# Fly Fishing Club



## swampfox (May 9, 2007)

Welcome to the madness ;D


----------



## FlyFisherK (Jan 27, 2012)

Welcome to the family. You'll soon learn that its addicting as hell! Sold many spinning rods to afford more fly rods. Also nice choice of rod. Love my BVKs!!


----------



## Shadowcast (Feb 26, 2008)

Nice rig!


----------



## reelaggressive (Feb 7, 2013)

Awesome setup!
Welcome to the addiction


----------



## swampfox (May 9, 2007)

Yeah its addicting. And will probably change the way you fish entirely over time. Now I may go all day and only make 6 cast to fish I can see. And maybe catch 4 of em. But I will take that all day over chunking and cranking nonstop. Where I would double or triple my catch. Yeah its crazy


----------



## 8loco (Feb 12, 2012)

I'll say a prayer for you!


----------



## CurtisWright (May 9, 2012)

mein kampf


----------



## High + Dry Adventures (Apr 11, 2011)

Appreciate the welcome and thanks for the responses. Look forward to the challenge and headaches lol


----------



## cal1320 (Jun 6, 2007)

You should have taken the winnings and bought crack. It's much cheaper and less addicting.


----------



## jsanchez (Apr 4, 2008)

When you give up and your ready to sell hollaaa lol
;D


----------



## bugslinger (Jun 4, 2012)

Welcome to the club.
Enjoy..... 
and practice practice practice!


----------



## Net 30 (Mar 24, 2012)

It's like an old timer in Islamorada told me way back when....it's like hunting, fishing & throwing darts all in one.
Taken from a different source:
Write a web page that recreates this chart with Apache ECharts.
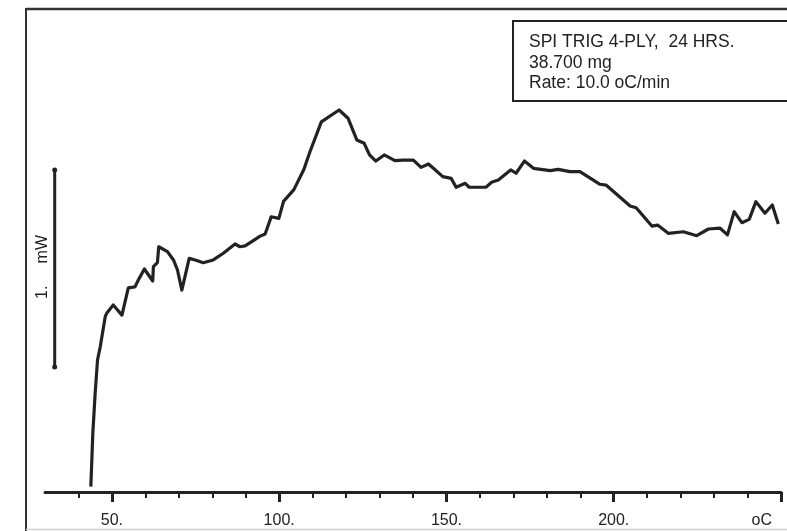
<!DOCTYPE html>
<html>
<head>
<meta charset="utf-8">
<script src="https://cdn.jsdelivr.net/npm/echarts@6/dist/echarts.min.js"></script>
<style>
  html, body { margin: 0; padding: 0; background: #fff; }
  #chart { width: 787px; height: 531px; }
</style>
</head>
<body>
<div id="chart"></div>
<script>
// Temperature (oC)
const temperature = [43.7, 44.3, 45.0, 45.7, 46.5, 48.0, 48.5, 50.4, 53.0, 54.9, 56.9, 57.9, 59.7, 62.2, 62.4, 63.6, 64.0, 66.6, 68.4, 69.6, 70.9, 73.1, 74.9, 77.3, 80.3, 83.3, 86.8, 88.3, 89.8, 91.8, 94.3, 95.8, 97.1, 97.6, 99.9, 101.3, 104.4, 107.4, 109.2, 112.6, 117.9, 120.6, 123.2, 125.4, 127.0, 128.9, 131.4, 134.6, 137.1, 140.1, 142.4, 144.6, 146.1, 148.9, 151.4, 152.9, 155.6, 156.8, 161.8, 163.5, 165.5, 169.2, 170.8, 173.3, 176.0, 181.0, 183.4, 186.9, 189.9, 195.9, 197.7, 204.9, 206.7, 211.4, 213.1, 216.3, 220.8, 224.8, 228.3, 231.8, 234.0, 236.0, 238.3, 240.5, 242.5, 245.2, 247.4, 249.2];
// Heat flow (mW, relative)
const heatFlow = [0.027, 0.300, 0.503, 0.670, 0.736, 0.890, 0.909, 0.949, 0.898, 1.036, 1.041, 1.076, 1.132, 1.071, 1.144, 1.164, 1.245, 1.220, 1.178, 1.127, 1.025, 1.186, 1.178, 1.164, 1.178, 1.212, 1.259, 1.245, 1.249, 1.271, 1.299, 1.310, 1.372, 1.397, 1.389, 1.475, 1.535, 1.638, 1.727, 1.879, 1.939, 1.897, 1.787, 1.770, 1.711, 1.680, 1.711, 1.682, 1.685, 1.685, 1.648, 1.665, 1.643, 1.601, 1.592, 1.547, 1.567, 1.547, 1.547, 1.572, 1.584, 1.635, 1.618, 1.680, 1.643, 1.631, 1.638, 1.626, 1.626, 1.562, 1.558, 1.452, 1.443, 1.350, 1.355, 1.313, 1.321, 1.301, 1.335, 1.339, 1.305, 1.423, 1.367, 1.384, 1.474, 1.415, 1.457, 1.360];
// Axis ticks
const majorTicks = [50, 100, 150, 200, 250];
const minorTicks = [40, 60, 70, 80, 90, 110, 120, 130, 140, 160, 170, 180, 190, 210, 220, 230, 240];
const tickLabels = ['50.', '100.', '150.', '200.', 'oC'];
// Scale bar: 1 mW
const scaleBarTemp = 32.9;
const scaleBarFrom = 0.635;
const scaleBarLength = 1;
const scaleBarLabel = '1.     mW';
// Annotation box
const infoLines = ['SPI TRIG 4-PLY,  24 HRS.', '38.700 mg', 'Rate: 10.0 oC/min'];

const FONT = "'Liberation Sans', Arial, Helvetica, sans-serif";
const INK = '#222222';

const chart = echarts.init(document.getElementById('chart'));
chart.setOption({
  animation: false,
  backgroundColor: '#ffffff',
  grid: { left: 45, right: 6, top: 19.2, bottom: 39 },
  xAxis: [
    {
      type: 'value', min: 30, max: 250, position: 'bottom',
      axisLine: { show: true, lineStyle: { color: INK, width: 3 } },
      axisTick: { show: true, customValues: majorTicks, length: 10, lineStyle: { color: INK, width: 3 } },
      axisLabel: {
        show: true, customValues: majorTicks, margin: 21, alignMaxLabel: 'right',
        color: INK, fontFamily: FONT, fontSize: 16,
        formatter: function (v) {
          const i = majorTicks.indexOf(v);
          const t = i >= 0 ? tickLabels[i] : '';
          return v === 250 ? '{u|' + t + '}' : t;
        },
        rich: { u: { color: INK, fontFamily: FONT, fontSize: 16, padding: [0, 9, 0, 0] } }
      },
      splitLine: { show: false }
    },
    {
      type: 'value', min: 30, max: 250, position: 'bottom',
      axisLine: { show: false },
      axisTick: { show: true, customValues: minorTicks, length: 6, lineStyle: { color: INK, width: 2 } },
      axisLabel: { show: false },
      splitLine: { show: false }
    }
  ],
  yAxis: { type: 'value', min: 0, max: 2.4, show: false },
  series: [
    {
      type: 'line', xAxisIndex: 0,
      data: temperature.map((t, i) => [t, heatFlow[i]]),
      symbol: 'none', smooth: false,
      lineStyle: { color: INK, width: 3.2, join: 'round' },
      silent: true
    },
    {
      type: 'line', xAxisIndex: 0,
      data: [[scaleBarTemp, scaleBarFrom], [scaleBarTemp, scaleBarFrom + scaleBarLength]],
      symbol: 'circle', symbolSize: 5,
      itemStyle: { color: INK },
      lineStyle: { color: INK, width: 3 },
      silent: true
    }
  ],
  graphic: [
    { type: 'line', shape: { x1: 26, y1: 9, x2: 787, y2: 9 }, style: { stroke: '#333', lineWidth: 2.5 }, silent: true },
    { type: 'line', shape: { x1: 26, y1: 8, x2: 26, y2: 531 }, style: { stroke: '#333', lineWidth: 2 }, silent: true },
    { type: 'line', shape: { x1: 26, y1: 529.5, x2: 787, y2: 529.5 }, style: { stroke: '#d0d0d0', lineWidth: 1.5 }, silent: true },
    { type: 'rect', shape: { x: 513, y: 21, width: 290, height: 80 }, style: { fill: '#fff', stroke: INK, lineWidth: 2 }, silent: true },
    { type: 'text', x: 529, y: 32, style: { text: infoLines.join('\n'), fill: INK, font: '17.5px ' + FONT, lineHeight: 20.5, verticalAlign: 'top' }, silent: true },
    { type: 'text', x: 43, y: 267, rotation: Math.PI / 2, style: { text: scaleBarLabel, fill: INK, font: '16px ' + FONT, align: 'center', verticalAlign: 'middle' }, silent: true }
  ]
});
</script>
</body>
</html>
Maddening.

FWX 7/8 is a killer reel.


----------



## bugslinger (Jun 4, 2012)

> It's like an old timer in Islamorada told me way back when....it's like hunting, fishing & throwing darts all in one.  Maddening.
> 
> FWX 7/8 is a killer reel.


That old guy was on to something right there. 
Frustrating and exhilarating at the same time.


----------



## High + Dry Adventures (Apr 11, 2011)

Now in the fly tying club. Tied my first fly last night  Made 10 of them. I know that this was a simple one but more diverse and complex ones are definatly in the near future. Day one was getting used to the equipment and tools.


----------



## freeflyfree (May 12, 2010)

I have a Schminow like yours that I purchased at Sanibel, and what caught my attention was that Norm Zeigler the owner, he trims the tips of the marabou tail, he pinches them together and trims the very tips....does anybody know why?


----------



## High + Dry Adventures (Apr 11, 2011)

Tied a clouser.


----------



## freeflyfree (May 12, 2010)

That fly will catch fish. Love the proportions, amount of hair and length, however there are a couple of aesthetic details to take into consideration for the next time. Check this picture and see if you can recognize them.


----------



## High + Dry Adventures (Apr 11, 2011)

> That fly will catch fish. Love the proportions, amount of hair and length, however there are a couple of aesthetic details to take into consideration for the next time. Check this picture and see if you can recognize them.



Very clean.  

Colors inverted
Hook covered
Red is only tied in front of eyes
Less thread on nose
Not much thread behind eyes
white over eyes to nose.

Like it.  will try


----------